#### Task instructions:
The material below should be written out in full and exactly; pictures stay out of the copy.
** Begin Data section **
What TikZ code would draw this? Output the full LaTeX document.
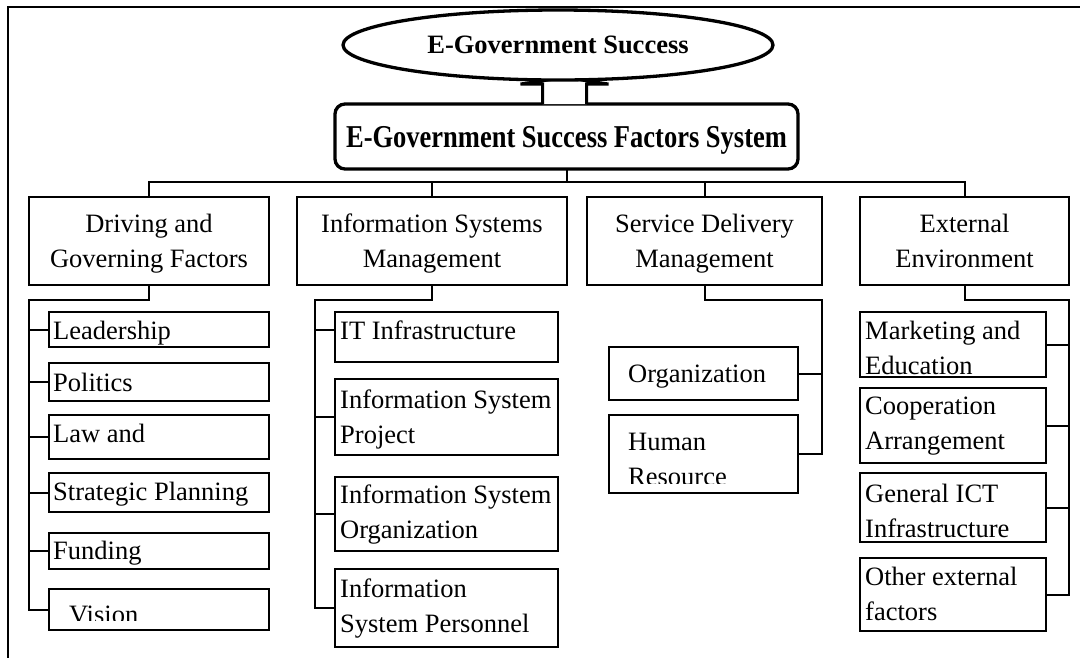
\documentclass[tikz,border=0pt]{standalone}
\usepackage{fontspec}
\setmainfont{Liberation Serif}
\usetikzlibrary{shapes.geometric,fit}

\tikzset{
  cell/.style={draw, line width=2pt, inner sep=0pt, outer sep=0pt},
  head/.style={cell, minimum height=88pt},
  txt/.style={inner sep=0pt, align=left, font=\fontsize{26.5}{35}\selectfont},
  link/.style={line width=2pt},
}

\begin{document}
\begin{tikzpicture}[x=1pt, y=-1pt]
\useasboundingbox (0,0) rectangle (1080,657);
\clip (0,0) rectangle (1080,657);
% frame
\draw[line width=2pt] (1090,7.3) -- (8.3,7.3) -- (8.3,670);

% system, arrow and goal
\node[draw, rounded corners=10pt, line width=3.3pt, minimum width=463pt, minimum height=65pt,
  inner sep=0pt, outer sep=0pt, text depth=0pt, font=\fontsize{26.5}{30}\selectfont\bfseries] (sys) at (566.5,136.5)
  {\scalebox{1}[1.2]{E-Government Success Factors System}};
\draw[line width=3pt, fill=white] ([xshift=-24pt]sys.north) -- ++(0,-20) -- ++(-22,0) -- ++(44,-6.5)
  -- ++(44,6.5) -- ++(-22,0) -- ++(0,20);
\node[ellipse, draw, line width=3.3pt, fill=white, minimum width=430pt, minimum height=70pt,
  inner sep=0pt, outer sep=0pt, font=\fontsize{26.5}{30}\selectfont\bfseries] (goal) at (558,45) {E-Government Success};

% four groups
\node[head, minimum width=240pt] (drv) at (149,241) {};
\node[head, minimum width=270pt] (ism) at (432,241) {};
\node[head, minimum width=235pt] (sdm) at (704.5,241) {};
\node[head, minimum width=209pt] (ext) at (964.5,241) {};
\node[txt, align=center, anchor=north] at (149,214) {Driving and\\Governing Factors};
\node[txt, align=center, anchor=north] at (432,214) {Information Systems\\Management};
\node[txt, align=center, anchor=north] at (704.5,214) {Service Delivery\\Management};
\node[txt, align=center, anchor=north] at (964.5,214) {External\\Environment};

\coordinate (bus) at (566.5,182);
\draw[link] (sys.south) -- (bus);
\foreach \n in {drv,ism,sdm,ext}
  \draw[link] (bus) -| (\n.north);

% driving and governing factors
\node[cell, fit={(49,312) (269,347)}] (lead) {};
\node[cell, fit={(49,363) (269,401)}] (pol) {};
\node[cell, fit={(49,415) (269,459)}] (law) {};
\node[cell, fit={(49,473) (269,512)}] (strat) {};
\node[cell, fit={(49,533) (269,569)}] (fund) {};
\node[cell, fit={(49,589) (269,630)}] (vis) {};
\node[txt, anchor=base west] at (53,339) {Leadership};
\node[txt, anchor=base west] at (53,391) {Politics};
\node[txt, anchor=base west] at (53,442) {Law and};
\node[txt, anchor=base west] at (53,500) {Strategic Planning};
\node[txt, anchor=base west] at (53,559) {Funding};
\begin{scope}
  \clip (vis.north west) rectangle ([yshift=10pt]vis.south east);
  \node[txt, anchor=base west] at (69,623) {Vision};
\end{scope}
\coordinate (drvb) at (29,300);
\draw[link] (drv.south) |- (drvb) |- (vis.west);
\foreach \n in {lead,pol,law,strat,fund}
  \draw[link] (drvb |- \n.west) -- (\n.west);

% information systems management
\node[cell, fit={(335,312) (558,362)}] (itinf) {};
\node[cell, fit={(335,379) (558,455)}] (isproj) {};
\node[cell, fit={(335,477) (558,551)}] (isorg) {};
\node[cell, fit={(335,569) (558,647)}] (ispers) {};
\node[txt, anchor=base west] at (340,339) {IT Infrastructure};
\node[txt, anchor=north west] at (340,390) {Information System\\Project};
\node[txt, anchor=north west] at (340,485) {Information System\\Organization};
\node[txt, anchor=north west] at (340,579) {Information\\System Personnel};
\coordinate (ismb) at (315,300);
\coordinate (itinfw) at ([yshift=7pt]itinf.west);
\draw[link] (ism.south) |- (ismb) |- (ispers.west);
\draw[link] (ismb |- itinfw) -- (itinfw);
\foreach \n in {isproj,isorg}
  \draw[link] (ismb |- \n.west) -- (\n.west);

% service delivery management
\node[cell, fit={(609,347) (798,400)}] (org) {};
\node[cell, fit={(609,415) (798,493)}] (hr) {};
\node[txt, anchor=base west] at (628,382) {Organization};
\begin{scope}
  \clip (hr.north west) rectangle ([yshift=10pt]hr.south east);
  \node[txt, anchor=north west] at (628,433) {Human\\Resource};
\end{scope}
\coordinate (sdmb) at (822,300);
\draw[link] (sdm.south) |- (sdmb) |- (hr.east);
\draw[link] (sdmb |- org.east) -- (org.east);

% external environment
\node[cell, fit={(860,312) (1046,377)}] (mkt) {};
\node[cell, fit={(860,388) (1046,463)}] (coop) {};
\node[cell, fit={(860,473) (1046,542)}] (ict) {};
\node[cell, fit={(860,558) (1046,631)}] (oth) {};
\node[txt, anchor=north west] at (865,321) {Marketing and\\Education};
\node[txt, anchor=north west] at (865,397) {Cooperation\\Arrangement};
\node[txt, anchor=north west] at (865,484) {General ICT\\Infrastructure};
\node[txt, anchor=north west] at (865,567) {Other external\\factors};
\coordinate (extb) at (1069,300);
\draw[link] (ext.south) |- (extb) |- (oth.east);
\foreach \n in {mkt,coop,ict}
  \draw[link] (extb |- \n.east) -- (\n.east);
\end{tikzpicture}
\end{document}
** End Data section **
#### Exercise answer:
What TikZ code would draw this? Output the full LaTeX document.
\documentclass[tikz,border=0pt]{standalone}
\usepackage{fontspec}
\setmainfont{Liberation Serif}
\usetikzlibrary{shapes.geometric,fit}

\tikzset{
  cell/.style={draw, line width=2pt, inner sep=0pt, outer sep=0pt},
  head/.style={cell, minimum height=88pt},
  txt/.style={inner sep=0pt, align=left, font=\fontsize{26.5}{35}\selectfont},
  link/.style={line width=2pt},
}

\begin{document}
\begin{tikzpicture}[x=1pt, y=-1pt]
\useasboundingbox (0,0) rectangle (1080,657);
\clip (0,0) rectangle (1080,657);
% frame
\draw[line width=2pt] (1090,7.3) -- (8.3,7.3) -- (8.3,670);

% system, arrow and goal
\node[draw, rounded corners=10pt, line width=3.3pt, minimum width=463pt, minimum height=65pt,
  inner sep=0pt, outer sep=0pt, text depth=0pt, font=\fontsize{26.5}{30}\selectfont\bfseries] (sys) at (566.5,136.5)
  {\scalebox{1}[1.2]{E-Government Success Factors System}};
\draw[line width=3pt, fill=white] ([xshift=-24pt]sys.north) -- ++(0,-20) -- ++(-22,0) -- ++(44,-6.5)
  -- ++(44,6.5) -- ++(-22,0) -- ++(0,20);
\node[ellipse, draw, line width=3.3pt, fill=white, minimum width=430pt, minimum height=70pt,
  inner sep=0pt, outer sep=0pt, font=\fontsize{26.5}{30}\selectfont\bfseries] (goal) at (558,45) {E-Government Success};

% four groups
\node[head, minimum width=240pt] (drv) at (149,241) {};
\node[head, minimum width=270pt] (ism) at (432,241) {};
\node[head, minimum width=235pt] (sdm) at (704.5,241) {};
\node[head, minimum width=209pt] (ext) at (964.5,241) {};
\node[txt, align=center, anchor=north] at (149,214) {Driving and\\Governing Factors};
\node[txt, align=center, anchor=north] at (432,214) {Information Systems\\Management};
\node[txt, align=center, anchor=north] at (704.5,214) {Service Delivery\\Management};
\node[txt, align=center, anchor=north] at (964.5,214) {External\\Environment};

\coordinate (bus) at (566.5,182);
\draw[link] (sys.south) -- (bus);
\foreach \n in {drv,ism,sdm,ext}
  \draw[link] (bus) -| (\n.north);

% driving and governing factors
\node[cell, fit={(49,312) (269,347)}] (lead) {};
\node[cell, fit={(49,363) (269,401)}] (pol) {};
\node[cell, fit={(49,415) (269,459)}] (law) {};
\node[cell, fit={(49,473) (269,512)}] (strat) {};
\node[cell, fit={(49,533) (269,569)}] (fund) {};
\node[cell, fit={(49,589) (269,630)}] (vis) {};
\node[txt, anchor=base west] at (53,339) {Leadership};
\node[txt, anchor=base west] at (53,391) {Politics};
\node[txt, anchor=base west] at (53,442) {Law and};
\node[txt, anchor=base west] at (53,500) {Strategic Planning};
\node[txt, anchor=base west] at (53,559) {Funding};
\begin{scope}
  \clip (vis.north west) rectangle ([yshift=10pt]vis.south east);
  \node[txt, anchor=base west] at (69,623) {Vision};
\end{scope}
\coordinate (drvb) at (29,300);
\draw[link] (drv.south) |- (drvb) |- (vis.west);
\foreach \n in {lead,pol,law,strat,fund}
  \draw[link] (drvb |- \n.west) -- (\n.west);

% information systems management
\node[cell, fit={(335,312) (558,362)}] (itinf) {};
\node[cell, fit={(335,379) (558,455)}] (isproj) {};
\node[cell, fit={(335,477) (558,551)}] (isorg) {};
\node[cell, fit={(335,569) (558,647)}] (ispers) {};
\node[txt, anchor=base west] at (340,339) {IT Infrastructure};
\node[txt, anchor=north west] at (340,390) {Information System\\Project};
\node[txt, anchor=north west] at (340,485) {Information System\\Organization};
\node[txt, anchor=north west] at (340,579) {Information\\System Personnel};
\coordinate (ismb) at (315,300);
\coordinate (itinfw) at ([yshift=7pt]itinf.west);
\draw[link] (ism.south) |- (ismb) |- (ispers.west);
\draw[link] (ismb |- itinfw) -- (itinfw);
\foreach \n in {isproj,isorg}
  \draw[link] (ismb |- \n.west) -- (\n.west);

% service delivery management
\node[cell, fit={(609,347) (798,400)}] (org) {};
\node[cell, fit={(609,415) (798,493)}] (hr) {};
\node[txt, anchor=base west] at (628,382) {Organization};
\begin{scope}
  \clip (hr.north west) rectangle ([yshift=10pt]hr.south east);
  \node[txt, anchor=north west] at (628,433) {Human\\Resource};
\end{scope}
\coordinate (sdmb) at (822,300);
\draw[link] (sdm.south) |- (sdmb) |- (hr.east);
\draw[link] (sdmb |- org.east) -- (org.east);

% external environment
\node[cell, fit={(860,312) (1046,377)}] (mkt) {};
\node[cell, fit={(860,388) (1046,463)}] (coop) {};
\node[cell, fit={(860,473) (1046,542)}] (ict) {};
\node[cell, fit={(860,558) (1046,631)}] (oth) {};
\node[txt, anchor=north west] at (865,321) {Marketing and\\Education};
\node[txt, anchor=north west] at (865,397) {Cooperation\\Arrangement};
\node[txt, anchor=north west] at (865,484) {General ICT\\Infrastructure};
\node[txt, anchor=north west] at (865,567) {Other external\\factors};
\coordinate (extb) at (1069,300);
\draw[link] (ext.south) |- (extb) |- (oth.east);
\foreach \n in {mkt,coop,ict}
  \draw[link] (extb |- \n.east) -- (\n.east);
\end{tikzpicture}
\end{document}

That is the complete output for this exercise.